Chávez Traconi recibió más de 200 tiros de AR-15
En 1997 salió del Reclusorio Norte después de purgar una condena de 15 años, después vino lo de la fuga de Jonacatepec y luego volvió a ingresar al Reclusorio Norte, donde lo entrevisté. Incluso ya en su decadencia volvía a estar en otra prisión de Morelos, en la Cárcel Distrital de Jojutla, donde contaba con cinco averiguaciones previas, todas por el delito de fraude. Tenía 54 años y purgaba una sentencia de 26. Ahí en Jojutla también vivía de la extorsión y engaños a los reos y continuaba extendiendo su malicia más allá de los bardas y torres carcelarias, sin importar quien fuera la víctima.

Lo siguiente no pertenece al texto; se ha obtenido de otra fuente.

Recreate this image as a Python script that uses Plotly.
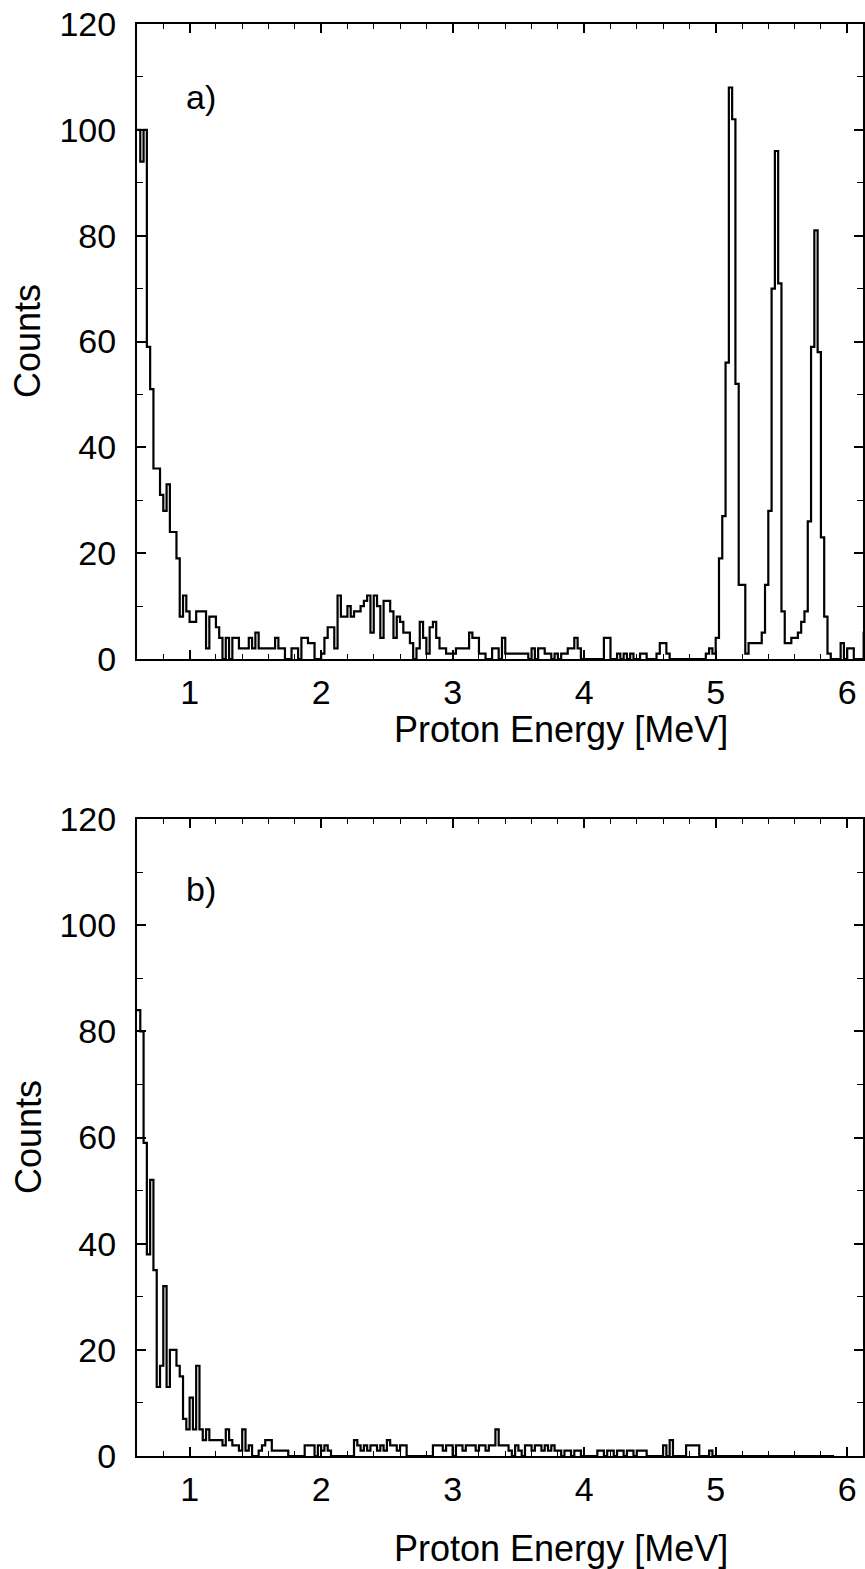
import numpy as np
import plotly.graph_objects as go

# Channel binning of the proton spectra
E_START = 0.6      # MeV, lower edge of first channel
BIN_WIDTH = 0.025  # MeV per channel

# a) spectrum, counts per channel
counts_a = [
    100, 94, 100, 59, 51, 36, 36, 31, 28, 33,
    24, 24, 19, 8, 12, 9, 7, 7, 9, 9,
    9, 2, 8, 8, 6, 4, 0, 4, 0, 4,
    4, 2, 2, 2, 4, 2, 5, 2, 2, 2,
    2, 2, 4, 2, 2, 0, 0, 2, 2, 0,
    4, 4, 3, 3, 0, 0, 1, 4, 6, 6,
    2, 12, 8, 8, 10, 8, 9, 9, 10, 11,
    12, 5, 12, 10, 4, 11, 11, 9, 4, 8,
    7, 5, 5, 3, 0, 2, 7, 4, 1, 6,
    7, 4, 2, 2, 1, 1, 1, 2, 2, 2,
    2, 5, 4, 4, 1, 1, 0, 0, 2, 2,
    0, 4, 1, 1, 1, 1, 1, 1, 1, 0,
    2, 0, 2, 2, 1, 1, 0, 1, 0, 1,
    1, 2, 2, 4, 2, 0, 0, 0, 0, 0,
    0, 0, 4, 4, 0, 0, 1, 0, 1, 0,
    1, 0, 0, 1, 1, 0, 0, 0, 1, 3,
    3, 1, 0, 0, 0, 0, 0, 0, 0, 0,
    0, 0, 0, 1, 2, 1, 4, 19, 27, 56,
    108, 102, 52, 14, 14, 1, 3, 3, 3, 3,
    5, 14, 28, 70, 96, 71, 9, 3, 3, 4,
    4, 5, 7, 9, 26, 59, 81, 58, 23, 8,
    1, 0, 0, 0, 3, 0, 2, 2, 0, 0,
    0, 5,
]

# b) spectrum, counts per channel
counts_b = [
    84, 80, 59, 38, 52, 35, 13, 17, 32, 13,
    20, 20, 17, 15, 7, 5, 11, 5, 17, 5,
    3, 5, 3, 3, 3, 3, 2, 5, 3, 2,
    2, 1, 5, 1, 2, 0, 0, 1, 2, 3,
    3, 1, 1, 1, 1, 1, 0, 0, 0, 0,
    0, 2, 2, 2, 0, 2, 1, 2, 1, 0,
    0, 0, 0, 0, 0, 0, 3, 2, 1, 2,
    1, 2, 2, 1, 2, 1, 3, 2, 2, 1,
    2, 2, 0, 0, 0, 0, 0, 0, 0, 0,
    2, 2, 2, 1, 2, 2, 0, 2, 2, 1,
    2, 2, 2, 1, 2, 2, 1, 2, 2, 5,
    2, 2, 2, 1, 0, 2, 1, 0, 2, 2,
    1, 2, 2, 1, 2, 1, 2, 1, 1, 0,
    1, 1, 0, 1, 1, 0, 0, 0, 0, 0,
    1, 1, 0, 1, 1, 0, 1, 1, 0, 1,
    1, 0, 1, 1, 1, 0, 0, 0, 0, 0,
    2, 0, 3, 0, 0, 0, 0, 2, 2, 2,
    2, 0, 0, 0, 1, 0, 0, 0, 0, 0,
    0, 0, 0, 0, 0, 0, 0, 0, 0, 0,
    0, 0, 0, 0, 0, 0, 0, 0, 0, 0,
    0, 0, 0, 0, 0, 0, 0, 0, 0, 0,
    0, 0,
]

x_tick_vals = [1, 2, 3, 4, 5, 6]
y_tick_vals = [0, 20, 40, 60, 80, 100, 120]
panel_labels = ["a)", "b)"]
x_title = "Proton Energy [MeV]"
y_title = "Counts"

X_RANGE = [0.6, 6.12]
Y_RANGE = [0, 120]

FONT = "Liberation Sans, Arial, Helvetica, sans-serif"
FS_TICK = 34
FS_TITLE = 36

# figure geometry (pixels)
W, H = 865, 1569
ML, MR, MT, MB = 137, 2, 24, 113
PW = W - ML - MR
PH = H - MT - MB


def px_x(px):
    return (px - ML) / PW


def px_y(py):
    return (H - MB - py) / PH


def step_xy(counts):
    c = np.asarray(counts, dtype=float)
    edges = E_START + BIN_WIDTH * np.arange(len(c) + 1)
    return edges, np.append(c, c[-1])


fig = go.Figure()
for k, counts in enumerate([counts_a, counts_b]):
    xs, ys = step_xy(counts)
    sfx = "" if k == 0 else "2"
    fig.add_trace(go.Scatter(
        x=xs, y=ys, mode="lines", line=dict(shape="hv", color="black", width=2.2),
        xaxis="x" + sfx, yaxis="y" + sfx, showlegend=False, hoverinfo="skip",
    ))

top_dom = [px_y(659), 1.0]
bot_dom = [0.0, px_y(819)]


def xaxis_cfg(anchor):
    return dict(
        domain=[0, 1], anchor=anchor, range=X_RANGE,
        tickmode="array", tickvals=x_tick_vals, ticks="inside", ticklen=9, tickwidth=1.5,
        tickcolor="black", showline=True, linecolor="black", linewidth=2,
        mirror="allticks", showgrid=False, zeroline=False,
        minor=dict(tick0=0, dtick=0.2, ticks="inside", ticklen=5, tickwidth=1.2, tickcolor="black", showgrid=False),
        tickfont=dict(family=FONT, size=FS_TICK, color="black"), ticklabelstandoff=2,
    )


def yaxis_cfg(anchor, dom):
    return dict(
        domain=dom, anchor=anchor, range=Y_RANGE,
        tickmode="array", tickvals=y_tick_vals, ticks="inside", ticklen=9, tickwidth=1.5,
        tickcolor="black", showline=True, linecolor="black", linewidth=2,
        mirror="allticks", showgrid=False, zeroline=False,
        minor=dict(tick0=0, dtick=10, ticks="inside", ticklen=6, tickwidth=1.2, tickcolor="black", showgrid=False),
        tickfont=dict(family=FONT, size=FS_TICK, color="black"), ticklabelstandoff=12,
    )


annotations = []
for lbl, (ty, cy, ly) in zip(panel_labels, [(729, 341, 97), (1549, 1137, 889)]):
    annotations.append(dict(text=x_title, x=px_x(561), y=px_y(ty), xref="paper", yref="paper",
                            showarrow=False, xanchor="center", yanchor="middle",
                            font=dict(family=FONT, size=FS_TITLE, color="black")))
    annotations.append(dict(text=y_title, x=px_x(28), y=px_y(cy), xref="paper", yref="paper",
                            showarrow=False, xanchor="center", yanchor="middle", textangle=-90,
                            font=dict(family=FONT, size=FS_TITLE, color="black")))
    annotations.append(dict(text=lbl, x=px_x(201), y=px_y(ly), xref="paper", yref="paper",
                            showarrow=False, xanchor="center", yanchor="middle",
                            font=dict(family=FONT, size=FS_TICK, color="black")))

fig.update_layout(
    width=W, height=H, margin=dict(l=ML, r=MR, t=MT, b=MB, autoexpand=False),
    paper_bgcolor="white", plot_bgcolor="white",
    xaxis=xaxis_cfg("y"), yaxis=yaxis_cfg("x", top_dom),
    xaxis2=xaxis_cfg("y2"), yaxis2=yaxis_cfg("x2", bot_dom),
    annotations=annotations,
)

fig.write_html("out.html")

Me enteré de eso casi 23 años después de aquella entrevista, ya estando yo en libertad porque lo googleé. Tenía curiosidad por saber qué había pasado con su vida. Y cuando leí otra vez de él, me acordé de su sonrisa que mostraba casi la totalidad de su dentadura y la punta de su lengua pegada a los dientes superiores. En el fondo siempre pensé que su sonrisa era cínica y que sinceramente no era capaz de causar tanto mal como para que lo asesinaran, pero creo que me equivoqué.
El 8 de agosto de 2010, El Rey del Fraude iba a bordo de una camioneta que lo trasladaría del penal de Jojutla al Centro de Reinserción Social de Atlacholoaya para cumplir con una diligencia, cuando fue alcanzado por un comando armado de entre 10 y 12 hombres. Dispararon muchas balas, incluso para matar a dos custodios y herir a otro más. En la cámara del vehículo quedó el cuerpo del que fuera considerado el falsificador número uno de México.
Uno de los artículos que encontré sobre el crimen publicó que Mario Alberto Chávez Traconi recibió más de 200 tiros de AR-15 y que hombres al servicio de un cártel lo habían asesinado. Sin saberlo, reescribí su historia ya con él muerto. Adiós a Traconi.